Under the well-settled rule in equity, this averment of the answer must stand until overcome by the oaths of two witnesses, or the oath of one witness and circumstances which are, the equivalent of the oath of another witness. The learned master and the court below were of opinion that there was sufficient evidence to comply with the rule in equity and overcome the answer. Upon this point we cannot agree with them. Without going into prolix details, it is sufficient to say that we do not regard the testimony of Mr. Osborne as essentially contradicting the answer, while the circumstances relied upon for that purpose are weak and inconclusive, and do not, in our judgment, warrant the conclusions drawn from them by the master and the court below. In addition we have the fact upon this record, that in 1882, and prior to the filing of the present bill, a bill was filed against the defendant, John Welles Hollenback, to which John Matthias Hollenback and the present plaintiff were parties plaintiff, in which it was distinctly asserted and averred, not that there was a mutual mistake as to the amount of estate conveyed by this deed, but that John Welles Hollenback had always refused to convey an estate in fee *344to the trustee, and had claimed by the agreement that he was only bound to convey life estates.
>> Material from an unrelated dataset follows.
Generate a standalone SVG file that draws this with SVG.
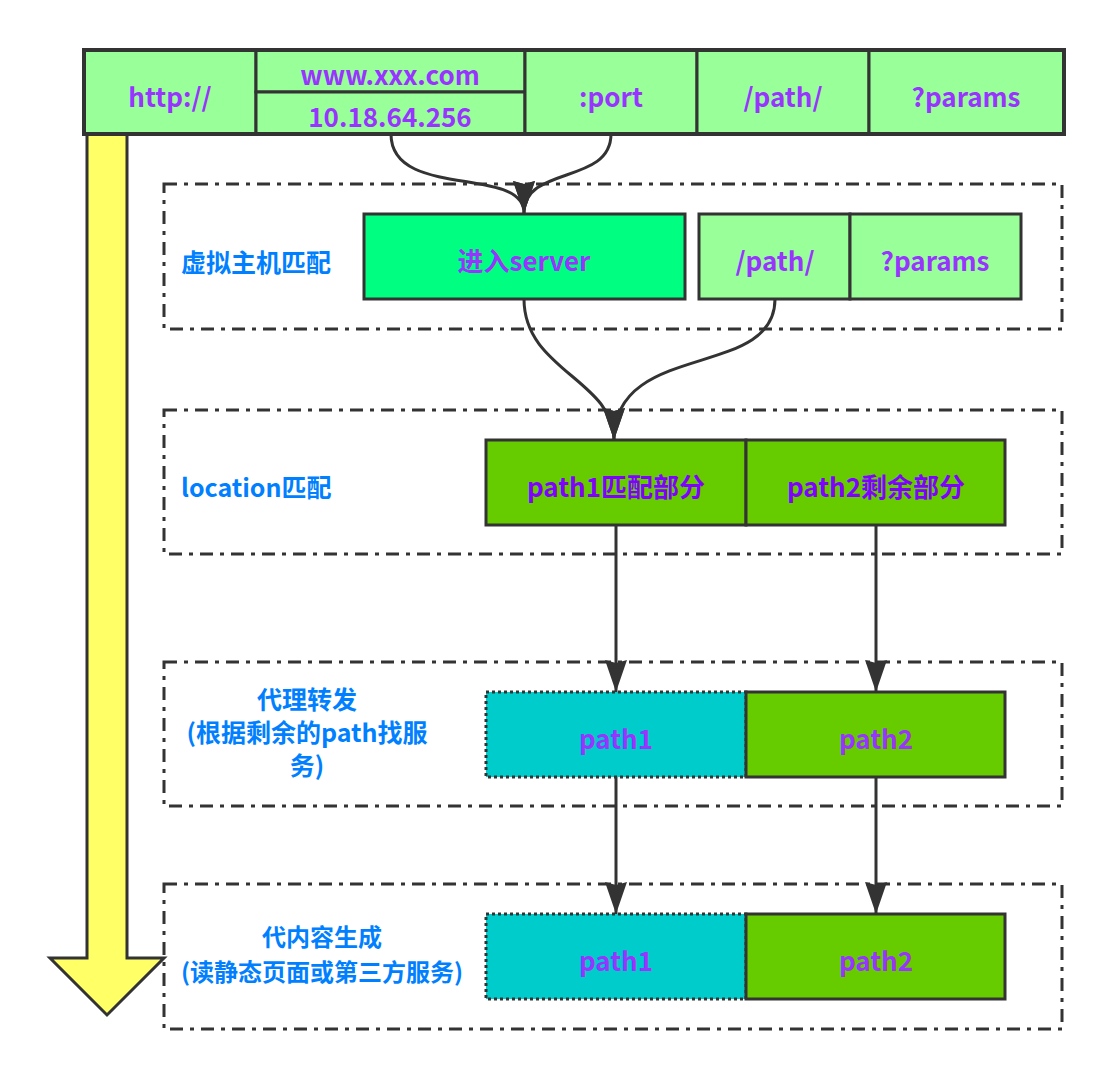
<svg xmlns="http://www.w3.org/2000/svg" width="1115" height="1080" viewBox="0 0 1115 1080">
<style>
text{font-family:"Noto Sans CJK SC","Open Sans",sans-serif;font-weight:bold;text-anchor:middle;dominant-baseline:central}
.p{fill:#9933FF;font-size:26px}
.p2{fill:#8000FF;font-size:26px}
.b{fill:#007FFF;font-size:25px}
.bs{fill:#007FFF;font-size:24px}
.bl{fill:#007FFF;font-size:25px;text-anchor:start}
.cell{stroke:#333;stroke-width:3}
.lg{fill:#99FF99}
.grp{fill:none;stroke:#333;stroke-width:3;stroke-dasharray:13 7 4 7}
.conn{fill:none;stroke:#333;stroke-width:3}
</style>
<defs>
<marker id="ah" markerUnits="userSpaceOnUse" markerWidth="32" markerHeight="24" viewBox="0 -12 32 24" refX="32" refY="0" orient="auto">
<path d="M0,-11 L32,0 L0,11 L3,0 Z" fill="#333"/>
</marker>
</defs>

<g id="flow-arrow">
<polygon points="87,130 127,130 127,958 164,958 107,1015 50,958 87,958" fill="#FFFF66" stroke="#333" stroke-width="3"/>
</g>

<g id="group-vhost"><rect class="grp" x="164" y="184" width="898" height="145"/><text class="bl" x="181" y="261">虚拟主机匹配</text></g>
<g id="group-location"><rect class="grp" x="164" y="410" width="898" height="144"/><text class="bl" x="181" y="486">location匹配</text></g>
<g id="group-proxy"><rect class="grp" x="164" y="662" width="898" height="144"/><text class="b" x="307" y="698">代理转发<tspan x="307" dy="33">(根据剩余的path找服</tspan><tspan x="307" dy="33">务)</tspan></text></g>
<g id="group-content"><rect class="grp" x="164" y="884" width="898" height="145"/><text class="bs" x="322" y="935">代内容生成</text><text class="bs" x="322" y="970">(读静态页面或第三方服务)</text></g>

<g id="url">
<rect class="cell lg" x="84" y="50" width="172" height="84"/>
<text class="p" x="170" y="95">http://</text>
<rect class="cell lg" x="256" y="50" width="269" height="42"/>
<text class="p" x="390" y="73">www.xxx.com</text>
<rect class="cell lg" x="256" y="92" width="269" height="42"/>
<text class="p" x="390" y="115">10.18.64.256</text>
<rect class="cell lg" x="525" y="50" width="172" height="84"/>
<text class="p" x="611" y="95">:port</text>
<rect class="cell lg" x="697" y="50" width="172" height="84"/>
<text class="p" x="783" y="95">/path/</text>
<rect class="cell lg" x="869" y="50" width="195" height="84"/>
<text class="p" x="966" y="95">?params</text>
<rect x="84" y="50" width="980" height="84" fill="none" stroke="#333" stroke-width="4"/>
</g>

<g id="server">
<rect class="cell" x="364" y="214" width="321" height="85" fill="#00FF80"/>
<text class="p" x="524" y="259">进入server</text>
</g>
<g id="rest">
<rect class="cell lg" x="699" y="214" width="151" height="85"/>
<text class="p" x="775" y="259">/path/</text>
<rect class="cell lg" x="850" y="214" width="171" height="85"/>
<text class="p" x="935" y="259">?params</text>
</g>

<g id="location">
<rect class="cell" x="486" y="440" width="260" height="85" fill="#66CC00"/>
<text class="p2" x="616" y="485">path1匹配部分</text>
<rect class="cell" x="746" y="440" width="259" height="85" fill="#66CC00"/>
<text class="p2" x="876" y="485">path2剩余部分</text>
</g>

<g id="proxy">
<rect x="486" y="692" width="260" height="85" fill="#00CCCC" stroke="#333" stroke-width="3" stroke-dasharray="3 3"/>
<text class="p" x="616" y="737">path1</text>
<rect class="cell" x="746" y="692" width="259" height="85" fill="#66CC00"/>
<text class="p" x="876" y="737">path2</text>
</g>

<g id="content">
<rect x="486" y="914" width="260" height="85" fill="#00CCCC" stroke="#333" stroke-width="3" stroke-dasharray="3 3"/>
<text class="p" x="616" y="959">path1</text>
<rect class="cell" x="746" y="914" width="259" height="85" fill="#66CC00"/>
<text class="p" x="876" y="959">path2</text>
</g>

<g id="connectors">
<path class="conn" d="M391,134 C391,200 524,165 524,213" marker-end="url(#ah)"/>
<path class="conn" d="M611,134 C611,185 524,165 524,213" marker-end="url(#ah)"/>
<path class="conn" d="M524,299 C524,370 614,380 614,440" marker-end="url(#ah)"/>
<path class="conn" d="M775,299 C775,380 614,340 614,440" marker-end="url(#ah)"/>
<path class="conn" d="M616,525 L616,692" marker-end="url(#ah)"/>
<path class="conn" d="M876,525 L876,692" marker-end="url(#ah)"/>
<path class="conn" d="M616,777 L616,914" marker-end="url(#ah)"/>
<path class="conn" d="M876,777 L876,914" marker-end="url(#ah)"/>
</g>
</svg>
This bill was demurred to, and the demurrer sustained, with leave to amend the bill. It was never amended, but subsequently dismissed upon the application of the plaintiff Doyle, who is also the plaintiff in this bill, the court refusing to add the words, “ without prejudice ” to the order of dismissal. The defendant contends that the dismissal of that bill is a bar to this proceeding, but we are not disposed to regard it as an estoppel. It is, however, important as showing that neither the plaintiff nor John Matthias Hollenback, the other party to this agreement of 1873, asserted or claimed in 1882, that there was a mistake in the deed. On the contrary the bill asserted just what John Welles Hollenback sets up in his answer, viz.: That he had always refused to convey a fee, and that he did not consider himself bound to do so under the agreement. Thus we have both parties disclaiming any mistake, and under such circumstances it is idle for this plaintiff, a stranger to that transaction, to attempt to do so.

The decree is reversed, and the bill dismissed at the costs of the appellee.